What is Shariah compliance and why would anyone want it?
Shariah compliance is based in Islamic finance and quite simply forbids usury or riba which is the charging of interest on a loan or riba al nasia. This compliance also prohibits gharar or excessive risk by one or more parties involved in a contract. Finally, shariah compliance disallows haram investments including pork-related investments, gambling, entertainment, war expenditures and pornography.
Shariah compliance creates an equitable, investment structure which allows for profit and prosperity while promoting ethical and moral investments not to the detriment of society.
I believe that 2011 provides an opportunity to see the forest from the trees and the grasshoppers from the ants. Several strong investment opportunities abound in the areas of the noble metals, energy, agriculture, and other arenas like biotechnology. Fortunately, commodities can be purchased in terms of the metals, energy and agricultural products and these commodity purchases, so long as they do not involve haram (ie pork bellies) or gharar (ie future contracts and options), offer an outstanding opportunity to invest wisely and to participate in a marked gain in the coming years.
In fact, the United Kingdom has recognized the opportunity present with Islamic banking and has embraced the structure.

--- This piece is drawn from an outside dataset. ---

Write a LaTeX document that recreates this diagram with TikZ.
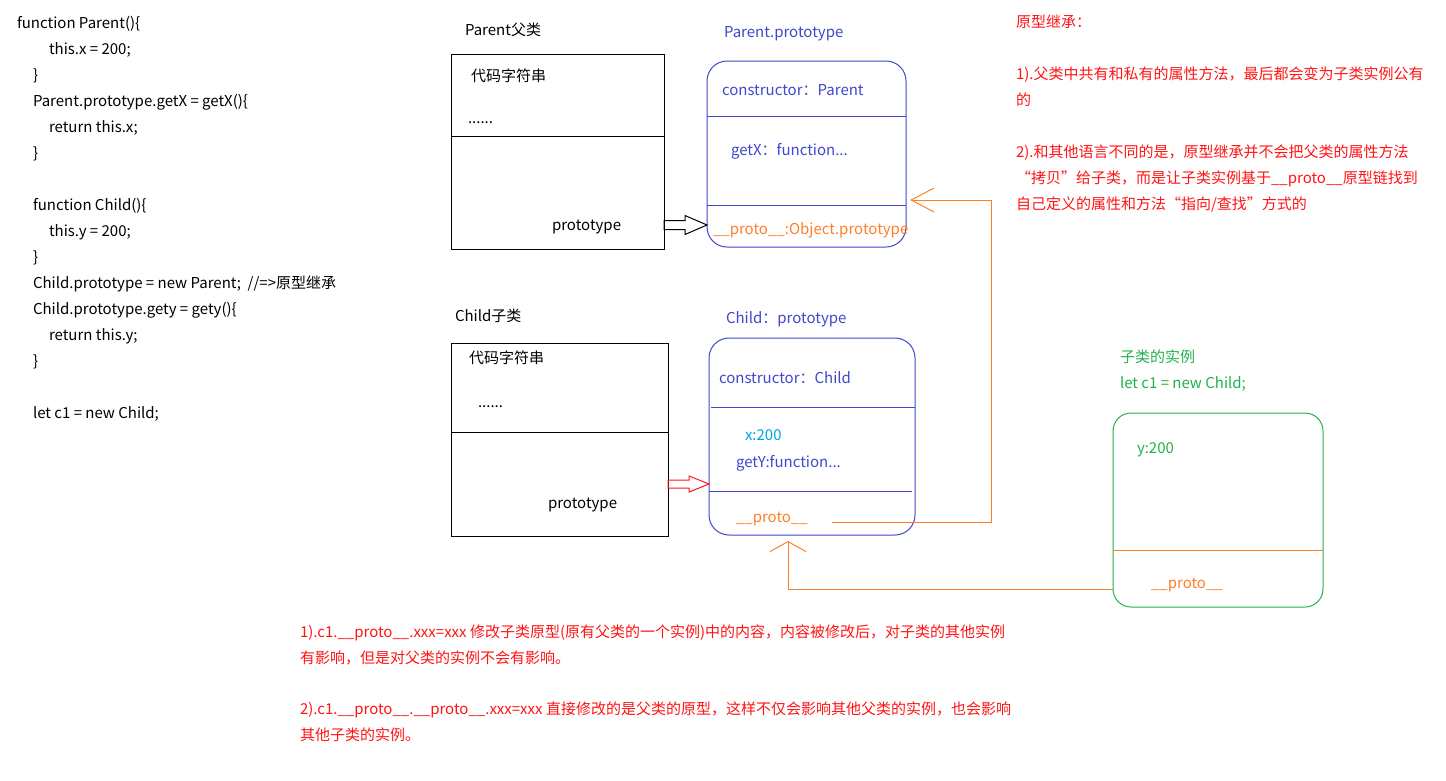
\documentclass[tikz,border=0pt]{standalone}
\usepackage{fontspec}
\setmainfont{Noto Sans CJK SC}
\usetikzlibrary{arrows.meta}
\definecolor{cblue}{RGB}{63,72,204}
\definecolor{corange}{RGB}{255,127,39}
\definecolor{cgreen}{RGB}{34,177,76}
\definecolor{clblue}{RGB}{0,162,232}
\definecolor{cred}{RGB}{255,20,20}
\begin{document}
\begin{tikzpicture}[x=1pt,y=-1pt,line width=1pt,
  every node/.style={inner sep=0pt,outer sep=0pt},
  txt/.style={anchor=west,font=\fontsize{15}{18}\selectfont,text height=12pt,text depth=2pt},
  sqbox/.style={draw=black,rectangle},
  rbox/.style={draw=cblue,rectangle,rounded corners=20pt},
  gbox/.style={draw=cgreen,rectangle,rounded corners=18pt},
  oarrow/.style={draw=corange},
]
\useasboundingbox (0,0) rectangle (1446,780);

% code on the left
\node[txt] (l1) at (17,23) {function Parent()\{};
\node[txt] (l2) at (49,49) {this.x = 200;};
\node[txt] (l3) at (33,75) {\}};
\node[txt] (l4) at (33,101) {Parent.prototype.getX = getX()\{};
\node[txt] (l5) at (49,127) {return this.x;};
\node[txt] (l6) at (33,153) {\}};
\node[txt] (l7) at (33,205) {function Child()\{};
\node[txt] (l8) at (49,231) {this.y = 200;};
\node[txt] (l9) at (33,257) {\}};
\node[txt] (l10) at (33,283) {Child.prototype = new Parent;\ \ //=>原型继承};
\node[txt] (l11) at (33,309) {Child.prototype.gety = gety()\{};
\node[txt] (l12) at (49,335) {return this.y;};
\node[txt] (l13) at (33,361) {\}};
\node[txt] (l14) at (33,413) {let c1 = new Child;};

% Parent class box
\node[txt] (plabel) at (465,30) {Parent父类};
\node[sqbox,minimum width=213pt,minimum height=195pt] (parentBox) at (557.5,151.5) {};
\draw (451,136) -- (664,136);
\node[txt] (pcode) at (471,76) {代码字符串};
\node[txt] (pdots) at (468,118) {......};
\node[txt] (pproto) at (552,225) {prototype};

% Parent.prototype box
\node[txt,text=cblue] (pplabel) at (724,32) {Parent.prototype};
\node[rbox,minimum width=199pt,minimum height=186pt] (ppBox) at (806.5,154) {};
\draw[cblue] (707,116) -- (906,116);
\draw[cblue] (707,205) -- (906,205);
\node[txt,text=cblue] (ppcons) at (722,90) {constructor：Parent};
\node[txt,text=cblue] (ppgetx) at (731,150) {getX：function...};
\node[txt,text=corange] (ppproto) at (713,229) {\_\_proto\_\_:Object.prototype};

% hollow arrow Parent -> Parent.prototype
\coordinate (pa) at (parentBox.east |- 0,225);
\draw[black,line join=miter] (pa) ++(0,-4.5) -- ++(21,0) -- ++(0,-5) -- (ppBox.west |- pa) -- ++(-22,9.5) -- ++(0,-5) -- ++(-21,0) -- cycle;

% Child class box
\node[txt] (clabel) at (455,316) {Child子类};
\node[sqbox,minimum width=217pt,minimum height=193pt] (childBox) at (559.5,439.5) {};
\draw (451,432) -- (668,432);
\node[txt] (ccode) at (469,358) {代码字符串};
\node[txt] (cdots) at (478,402) {......};
\node[txt] (cproto) at (548,503) {prototype};

% Child:prototype box
\node[txt,text=cblue] (cplabel) at (726,318) {Child：prototype};
\node[rbox,minimum width=206pt,minimum height=197pt] (cpBox) at (812,436.5) {};
\draw[cblue] (711,407) -- (915,407);
\draw[cblue] (709,491) -- (912,491);
\node[txt,text=cblue] (cpcons) at (719,378) {constructor：Child};
\node[txt,text=clblue] (cpx) at (745,435) {x:200};
\node[txt,text=cblue] (cpgety) at (736,462) {getY:function...};
\node[txt,text=corange] (cpproto) at (736,517) {\_\_proto\_\_};

% red hollow arrow Child -> Child:prototype
\coordinate (ca) at (childBox.east |- 0,484);
\draw[cred,line join=miter] (ca) ++(0,-4) -- ++(21,0) -- ++(0,-4) -- (cpBox.west |- ca) -- ++(-20,8) -- ++(0,-4) -- ++(-21,0) -- cycle;

% instance
\node[txt,text=cgreen] (ilabel1) at (1120,357) {子类的实例};
\node[txt,text=cgreen] (ilabel2) at (1120,383) {let c1 = new Child;};
\node[gbox,minimum width=210pt,minimum height=194pt] (instBox) at (1218,510) {};
\draw[corange] (1113,550) -- (1323,550);
\node[txt,text=cgreen] (iy) at (1137,448) {y:200};
\node[txt,text=corange] (iproto) at (1151,583) {\_\_proto\_\_};

% orange connectors
\coordinate (c1s) at (832,522);
\coordinate (turn1) at (991,200);
\coordinate (ptip) at (910,200);
\draw[oarrow,-{Straight Barb[length=23pt,width=24pt,line width=1pt]}] (c1s) -| (turn1) -- (ptip);
\coordinate (ist) at (instBox.west |- 0,589);
\coordinate (ctip) at (788,541);
\draw[oarrow,-{Straight Barb[length=10pt,width=36pt,line width=1pt]}] (ist) -| (ctip);

% top right notes
\node[txt,text=cred] (n0) at (1016,22) {原型继承：};
\node[txt,text=cred] (n1) at (1016,74) {1).父类中共有和私有的属性方法，最后都会变为子类实例公有};
\node[txt,text=cred] (n2) at (1016,100) {的};
\node[txt,text=cred] (n3) at (1016,152) {2).和其他语言不同的是，原型继承并不会把父类的属性方法};
\node[txt,text=cred] (n4) at (1016,178) {“拷贝”给子类，而是让子类实例基于\_\_proto\_\_原型链找到};
\node[txt,text=cred] (n5) at (1016,204) {自己定义的属性和方法“指向/查找”方式的};

% bottom notes
\node[txt,text=cred] (b1) at (300,632) {1).c1.\_\_proto\_\_.xxx=xxx 修改子类原型(原有父类的一个实例)中的内容，内容被修改后，对子类的其他实例};
\node[txt,text=cred] (b2) at (300,658) {有影响，但是对父类的实例不会有影响。};
\node[txt,text=cred] (b3) at (300,709) {2).c1.\_\_proto\_\_.\_\_proto\_\_.xxx=xxx 直接修改的是父类的原型，这样不仅会影响其他父类的实例，也会影响};
\node[txt,text=cred] (b4) at (300,735) {其他子类的实例。};
\end{tikzpicture}
\end{document}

“When it comes to Sharia-compliant banking, few Western countries can compete with Britain. One of the world’s prime financial centers, the City of London is also the key Western hub for Islamic banking. With 23 banks, nine fund managers and a number of international law firms offering Islamic finance in the City, by 2006 British Sharia-compliant assets were thought to be in the region of $22 billion. The global industry has trebled in the past decade and is now worth around $531 billion. Britain is also in the vanguard when it comes to Sharia-compliant retail banking, catering for its population of approximately three million Muslims.”
Yet Muslims seeking to invest within the United States still have the ability to secure Shariah compliant banking and investment vehicles.
“With a best-guess figure of six million Muslims in the United States of whom around 60 percent are devout (and therefore likely to use Islamic banking services), Shayesteh considers domestic Sharia-compliant banking an untapped market. ‘We (the United States) have at least 3.6 million [potential customers] at the very base level market opportunity for banks from abroad and here to tap into,’ he explained.”
The importance however is not simply to see an “untapped market,” but to understand the importance of the principles of Shariah compliance which benefit society by not taking advantage the community through debt-inducing usury.
There are other investments if one were to, for example, invest for sheer profit or gain. Shorting the dollar and investing in debt or interest ( in anticipation of rising inflation in 2011) has been called the “trade of the decade.” However, when one considers that riba forbids usury which creates indebtedness and the shorting of a currency one does not own, these investments impoverish society.
Shariah compliant investing is so important it supports the financial community by benefiting the banking industry and the community-at-large.
The American banking system has not promoted Sharia-compliant banking and investing.
“…constitutional limits on promoting any one religion over another… keep(s) legislators quiet about the opportunities, and (as there is) no sign that any major American banks will be rolling out Islamic products, the market remains unexploited for now.”
How refreshing. Something in the financial industry which is not being exploited…yet. This is good news and a great opportunity to begin reshaping your investment directives in 2011 starting with opening a riba-free checking and savings account and purchasing commodities early in the year before the prices escalate.